Make sure you fully inspect your vehicle before leaving the driveway. To start, you want to ensure all your lights are in working order, tires are properly inflated, windshield wipers are operational, and there is enough wiper fluid for the long road ahead. Keep an extra bottle of wiper fluid in the trunk, just in case. For additional maintenance tips check out our article on how to properly prepare for winter.

2. Avoid fuel hikes at the pumps

Rising fuel prices typically come hand-in-hand with the holiday season so keep an eye out for low prices if you know you’ll be travelling a lot. Try to fill up earlier in the week – generally as the week progresses you will see a steady rise in gas prices.

3. Watch out for speed traps

Just because Santa can break speed records as he rounds the globe in one night, that doesn’t mean you should attempt the same. The holiday season is prime time for highway patrols to set up speed traps as they look to slow down frantic shoppers and holiday road trippers.
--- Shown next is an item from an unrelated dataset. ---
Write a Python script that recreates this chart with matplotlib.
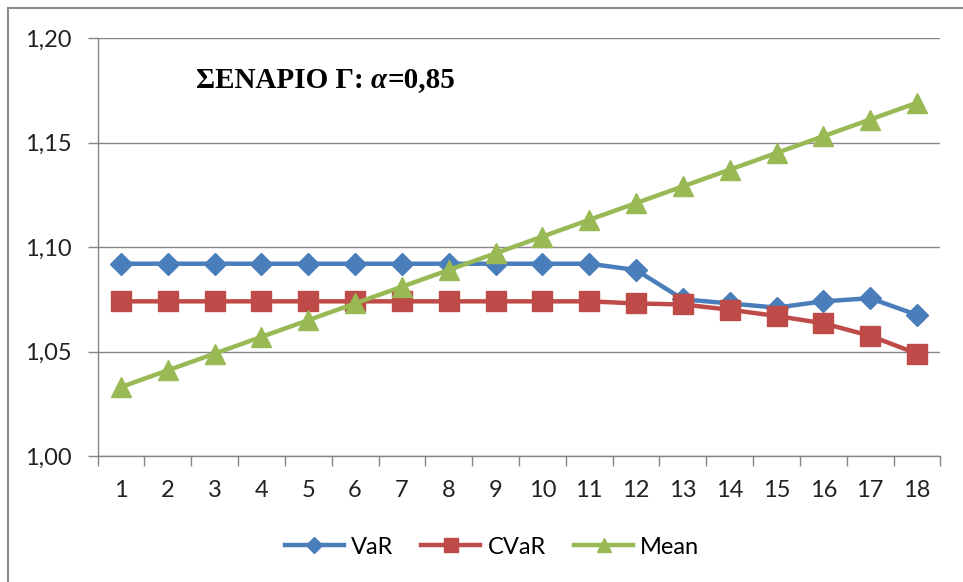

It’s best to follow the posted speed limit to not only ensure your safety, but also the safety of those around you – especially when you factor in icy and less than ideal road conditions.

4. Get a good night’s sleep and avoid fatigue

Make sure you get a full night’s sleep before departing on any major family trips. Not getting enough sleep can negatively impact your motor skills, slowing down your reaction time out on the road. It’s best to be well-rested and alert at all times while driving, especially during extended periods of driving. If you find your concentration slipping, take a break, grab a coffee, get out and stretch or go for a brisk walk. When travelling long distances, take turns driving with a passenger. If this is not an option, consider turning the trip from one day to two days, and spend an evening in a hotel to maintain your alertness and energy throughout your trip.

5. Remember to secure your home and vehicle

The holidays are a time for getting together with family, sipping hot chocolate by the fire, opening up presents and…getting burglarized? Unfortunately, yes this is also the time of year when burglaries are on the rise as hooligans and criminals seek to loot homes and cars in search of expensive gifts. As a precaution, it’s always best to double check your locks before leaving your home or car to ensure both places are secure. It’s also a good idea to hide your valuables – draw the curtains or stash your presents in the trunk if you can’t store them elsewhere at the mall or when visiting family.

6. Plan your route

If you’re venturing out on a family road trip be proactive and plan ahead, taking into account local traffic and weather reports. Know your route and arm yourself with a map or GPS in case you get off track.

7. Be prepared for emergencies

With winter weather comes an unfortunate increase in vehicle emergencies. These could come in the form of an accident, a dead battery or a vehicle stuck in the snow. When situations like these occur, it’s best to be prepared – you should travel with a fully-stocked emergency roadside kit in your vehicle at all times.

8. Avoid the rum and eggnog

If you’re going to be driving during the holidays, don’t drink and drive. This is the season for family get-togethers and company Christmas parties and if you think you might be tempted to let loose with a beverage or two, plan ahead with a designated driver or take a taxi.

9. Leave early

Whether it’s a trip to find the family tree or a Christmas shopping excursion, remember that the roads will be full of people doing the same thing, and they’ll all be in a hurry. Leaving earlier than you need to not only ensures you arrive on time, but helps alleviate the hustle and bustle during the holidays.

10. Finally…enjoy!

The holidays are a great opportunity to celebrate and spend time with loved ones. By planning ahead, driving safely and having a little extra patience when out on the road, you can ensure that this Christmas season is a safe and happy one with plenty of comfort and joy.